Il paradosso di Paolo e Francesca
Da anni ne sto facendo un punto d’onore, una sfida con me stessa: quando devo spiegare il quinto canto dell’inferno, cioè quello di Paolo e Francesca, faccio il possibile per avere gli allievi tutti presenti. Li avverto con una o due settimane di anticipo, mi informo sulle loro assenze prevedibili e sulle attività organizzate dalla scuola, spesso arrivo anche a modificare il calendario delle lezioni perché Paolo e Francesca cadano in una data propizia. Ebbene, per una sorta di destino avverso o di maledizione il mio sforzo non riesce mai: ci sono sempre uno o due allievi impegnati fuori dalla classe in una forma ufficialmente autorizzata dalla scuola. Certamina, gare sportive, concorsi di vario genere, incombenze burocratiche, e ultimamente ci si è messa pure l’alternanza scuola-lavoro. Spesso, come accade in molte leggende e tragedie greche, si scopre all’ultimo momento che è stato proprio il cambiamento di data a nuocerci, perché anche l’impegno esterno si è spostato all’ultimo minuto dalla data inizialmente prevista (che quindi si rivela tardivamente propizia) a quella attuale, oppure è saltata fuori qualche altra novità. E non pensate che siano gli allievi stessi ad inventare scuse per andarsene, anzi, devo riconoscere che fanno di tutto per essere presenti, non so se per compiacermi, per assecondare la mia bizzarra ossessione o perché davvero non vogliono perdere la lezione su un testo così famoso; sta di fatto che quasi sempre l’assenza non è una loro scelta.

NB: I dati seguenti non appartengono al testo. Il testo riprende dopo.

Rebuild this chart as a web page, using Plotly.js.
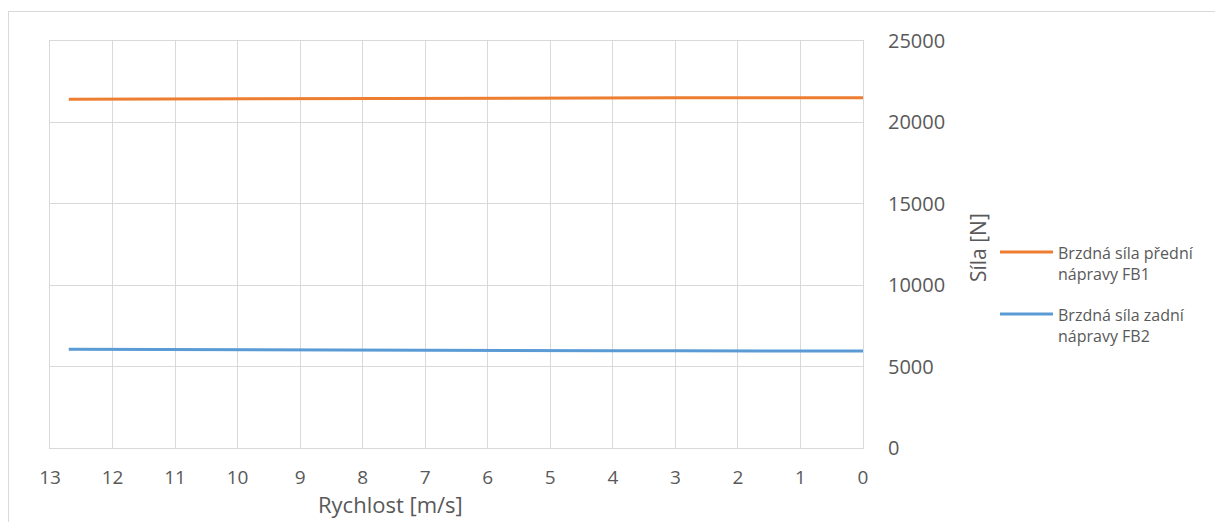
<!DOCTYPE html>
<html>
<head>
<meta charset="utf-8">
<script src="https://cdn.plot.ly/plotly-3.0.1.min.js"></script>
<style>
  html, body { margin: 0; padding: 0; background: #ffffff; }
  #wrap { position: relative; width: 1215px; height: 522px; overflow: hidden; }
  #chart { position: absolute; left: 0; top: 0; width: 1215px; height: 522px; }
  #frame { position: absolute; left: 8px; top: 11px; width: 1300px; height: 600px;
           border-left: 1px solid #d9d9d9; border-top: 1px solid #d9d9d9; pointer-events: none; }
</style>
</head>
<body>
<div id="wrap">
  <div id="chart"></div>
  <div id="frame"></div>
</div>
<script>
// Data
const speed = [12.7, 12, 11, 10, 9, 8, 7, 6, 5, 4, 3, 2, 1, 0];
const forceFront = [21420, 21430, 21445, 21458, 21470, 21480, 21490, 21497, 21503, 21508, 21511, 21513, 21515, 21515];
const forceRear  = [6060, 6050, 6035, 6022, 6010, 6000, 5990, 5982, 5975, 5970, 5966, 5963, 5961, 5960];
const seriesNames = ["Brzdná síla přední<br>nápravy FB1", "Brzdná síla zadní<br>nápravy FB2"];
const xTitle = "Rychlost [m/s]";
const yTitle = "Síla [N]";
const xTicks = [13, 12, 11, 10, 9, 8, 7, 6, 5, 4, 3, 2, 1, 0];
const yTicks = [0, 5000, 10000, 15000, 20000, 25000];

const colors = ["#ED7D31", "#5B9BD5"];
const textColor = "#595959";
const fontFam = "'Open Sans', 'Noto Sans', sans-serif";

const traces = [
  { x: speed, y: forceFront, name: seriesNames[0], type: "scatter", mode: "lines",
    line: { color: colors[0], width: 3 } },
  { x: speed, y: forceRear, name: seriesNames[1], type: "scatter", mode: "lines",
    line: { color: colors[1], width: 3 } }
];

// legend placement (paper coords)
const legX0 = 1.1685, legX1 = 1.2337, legTX = 1.2386;
const legY = [0.4816, 0.3292];

const shapes = legY.map((y, i) => ({
  type: "line", xref: "paper", yref: "paper", x0: legX0, x1: legX1, y0: y, y1: y,
  line: { color: colors[i], width: 3 }
}));

const annotations = [
  { text: xTitle, xref: "paper", yref: "paper", x: 0.4194, y: -0.1376,
    xanchor: "center", yanchor: "middle", showarrow: false, borderpad: 0,
    font: { family: fontFam, size: 22, color: textColor } },
  { text: yTitle, xref: "paper", yref: "paper", x: 1.1415, y: 0.4914, textangle: -90,
    xanchor: "center", yanchor: "middle", showarrow: false,
    font: { family: fontFam, size: 21, color: textColor } }
].concat(legY.map((y, i) => ({
  text: seriesNames[i], xref: "paper", yref: "paper", x: legTX, y: y + 0.028,
  xanchor: "left", yanchor: "top", align: "left", showarrow: false, borderpad: 0,
  font: { family: fontFam, size: 16, color: textColor }
})));

const layout = {
  width: 1215, height: 522,
  margin: { l: 50, r: 352, t: 41, b: 74, pad: 0 },
  paper_bgcolor: "#ffffff", plot_bgcolor: "#ffffff",
  showlegend: false,
  font: { family: fontFam, color: textColor },
  xaxis: {
    range: [13, 0], tickvals: xTicks, ticktext: xTicks.map(String),
    showgrid: true, gridcolor: "#d9d9d9", gridwidth: 1,
    showline: true, linecolor: "#d9d9d9", linewidth: 1, mirror: true,
    zeroline: false, ticks: "", ticklabelstandoff: 12,
    tickfont: { family: fontFam, size: 19, color: textColor }
  },
  yaxis: {
    range: [0, 25000], tickvals: yTicks, ticktext: yTicks.map(String), side: "right",
    showgrid: true, gridcolor: "#d9d9d9", gridwidth: 1,
    showline: true, linecolor: "#d9d9d9", linewidth: 1, mirror: true,
    zeroline: false, ticks: "", ticklabelstandoff: 20,
    tickfont: { family: fontFam, size: 20, color: textColor }
  },
  shapes: shapes,
  annotations: annotations
};

Plotly.newPlot("chart", traces, layout, { displayModeBar: false, staticPlot: true });
</script>
</body>
</html>
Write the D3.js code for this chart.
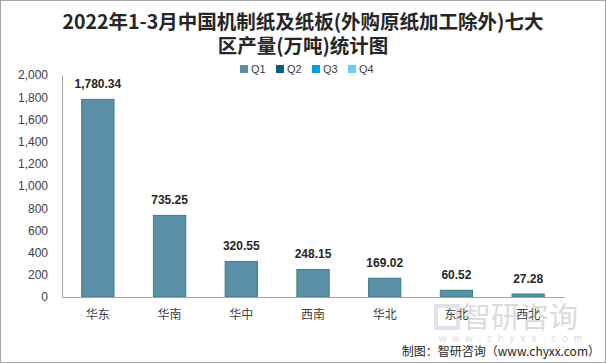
<!DOCTYPE html>
<html>
<head>
<meta charset="utf-8">
<script src="https://cdn.jsdelivr.net/npm/d3@7"></script>
<style>
  body { margin: 0; background: #fff; }
  svg { display: block; font-family: "Liberation Sans", Arial, sans-serif; }
</style>
</head>
<body>
<svg width="606" height="363"></svg>
<script>
// chart data
const regions = ["华东", "华南", "华中", "西南", "华北", "东北", "西北"];
const q1Values = [1780.34, 735.25, 320.55, 248.15, 169.02, 60.52, 27.28];
const legendLabels = ["Q1", "Q2", "Q3", "Q4"];
const legendColors = ["#5b8fa7", "#0b5c7e", "#009fd9", "#6ccff5"];
const yTicks = [0, 200, 400, 600, 800, 1000, 1200, 1400, 1600, 1800, 2000];

const svg = d3.select("svg");
const cjk = "'Noto Sans CJK SC', sans-serif";

// frame
svg.append("rect")
  .attr("x", 0.5).attr("y", 0.5)
  .attr("width", 605).attr("height", 362)
  .attr("fill", "#fff")
  .attr("stroke", "#a6a6a6");

// title
const title = svg.append("text")
  .attr("text-anchor", "middle")
  .attr("font-family", cjk)
  .attr("font-weight", "bold")
  .attr("font-size", 19.5)
  .attr("fill", "#262626");
title.append("tspan").attr("x", 303).attr("y", 29)
  .text("2022年1-3月中国机制纸及纸板(外购原纸加工除外)七大");
title.append("tspan").attr("x", 303).attr("y", 53)
  .text("区产量(万吨)统计图");

// scales
const x = d3.scaleBand()
  .domain(regions)
  .range([62, 564])
  .paddingInner(0.55)
  .paddingOuter(0.275);

const y = d3.scaleLinear()
  .domain([0, 2000])
  .range([297, 75]);

// legend
const legend = svg.append("g")
  .attr("transform", "translate(240, 73)");
legendLabels.forEach((d, i) => {
  const g = legend.append("g").attr("transform", "translate(" + (i * 36) + ", 0)");
  g.append("rect")
    .attr("x", 0).attr("y", -8)
    .attr("width", 8).attr("height", 8)
    .attr("fill", legendColors[i]);
  g.append("text")
    .attr("x", 11).attr("y", 0)
    .attr("font-size", 11)
    .attr("fill", "#404040")
    .text(d);
});

// y axis
const yAxis = svg.append("g")
  .attr("transform", "translate(62, 0)")
  .call(d3.axisLeft(y).tickValues(yTicks).tickSize(0).tickPadding(14).tickFormat(d3.format(",")));
yAxis.select(".domain").attr("stroke", "#a6a6a6");
yAxis.selectAll("text")
  .attr("font-size", 12)
  .attr("font-family", "'Liberation Sans', Arial, sans-serif")
  .attr("fill", "#404040");

// bars
svg.selectAll(".bar")
  .data(q1Values)
  .enter()
  .append("rect")
  .attr("class", "bar")
  .attr("x", (d, i) => x(regions[i]))
  .attr("y", d => y(d))
  .attr("width", x.bandwidth())
  .attr("height", d => y(0) - y(d))
  .attr("fill", legendColors[0])
  .attr("stroke", "#3a8080")
  .attr("stroke-width", 1);

// value labels
svg.selectAll(".value")
  .data(q1Values)
  .enter()
  .append("text")
  .attr("class", "value")
  .attr("x", (d, i) => x(regions[i]) + x.bandwidth() / 2)
  .attr("y", d => y(d) - 11)
  .attr("text-anchor", "middle")
  .attr("font-size", 12)
  .attr("font-weight", "bold")
  .attr("fill", "#262626")
  .text(d => d3.format(",.2f")(d));

// x axis
const xAxis = svg.append("g")
  .attr("transform", "translate(0, 297)")
  .call(d3.axisBottom(x).tickSize(0).tickPadding(13));
xAxis.select(".domain").attr("stroke", "#a6a6a6");
xAxis.selectAll("text")
  .attr("font-size", 12)
  .attr("font-family", cjk)
  .attr("fill", "#404040");

// watermark
const mark = svg.append("g").attr("opacity", 0.3);
mark.append("rect")
  .attr("x", 436).attr("y", 306)
  .attr("width", 22).attr("height", 22)
  .attr("fill", "none")
  .attr("stroke", "#9aa6c0")
  .attr("stroke-width", 4);
mark.append("text")
  .attr("x", 462).attr("y", 328)
  .attr("font-family", cjk)
  .attr("font-size", 29)
  .attr("fill", "#8a8a8a")
  .text("智研咨询");
mark.append("text")
  .attr("x", 439).attr("y", 342)
  .attr("font-size", 10)
  .attr("letter-spacing", 6)
  .attr("fill", "#8a8a8a")
  .text("www.chyxx.com");

// footer
svg.append("text")
  .attr("x", 600).attr("y", 356)
  .attr("text-anchor", "end")
  .attr("font-family", cjk)
  .attr("font-size", 12)
  .attr("fill", "#262626")
  .text("制图：智研咨询（www.chyxx.com）");
</script>
</body>
</html>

Ovviamente capita la stessa cosa con qualunque lezione di qualunque materia.
Mi direte: con tutti i problemi che ha la scuola italiana, con le notizie sempre più frequenti di insegnanti aggrediti e malmenati da allievi o genitori, non è proprio il caso di preoccuparsi di uno o due ragazzi (e per giunta di solito tra i più bravi) che saltano una lezione. Ebbene, io vedo le due cose come le due facce di una stessa medaglia. Perché se persino un liceo classico serio e prestigioso non è in grado di garantire ai propri allievi la certezza di partecipare a una lezione su uno dei testi più famosi della letteratura italiana vuol dire che nel sistema c’è qualcosa che non funziona: quale credibilità di fronte al mondo esterno può avere una scuola che sembra dare per scontato che nulla di ciò che accade nella sua quotidianità sia davvero essenziale? E quale credibilità professionale può avere un insegnante nel momento in cui tutto ciò che fa o dice è considerato in qualche modo superfluo? Quale prestigio può avere una persona che è destinata istituzionalmente a passare sempre e comunque in secondo piano?
Non so quali siano le cause; forse bisognerebbe rivalutare la tanto vituperata lezione frontale, che peraltro può essere un momento di dialogo e confronto tra tutti gli allievi di una classe. Certamente occorre un’ampia riflessione sul ruolo dell’insegnante.
Ovviamente la mia impuntatura sul quinto canto dell’inferno è simbolica; non ho una particolare ragione personale che mi lega a Paolo e Francesca (una volta tanto non ci vedo neanche agganci evidenti con la cultura ebraica e, a differenza del canto di Ulisse – che sarà oggetto tra due o tre mesi di un’altra mia sfida disperata – non c’è neanche un collegamento con un passo famoso di Primo Levi); anzi, Francesca mi sta pure un po’ antipatica nella sua incapacità di assumersi le proprie responsabilità. Difetto, peraltro, che ha in comune con una scuola che sembra aver rinunciato a credere in se stessa.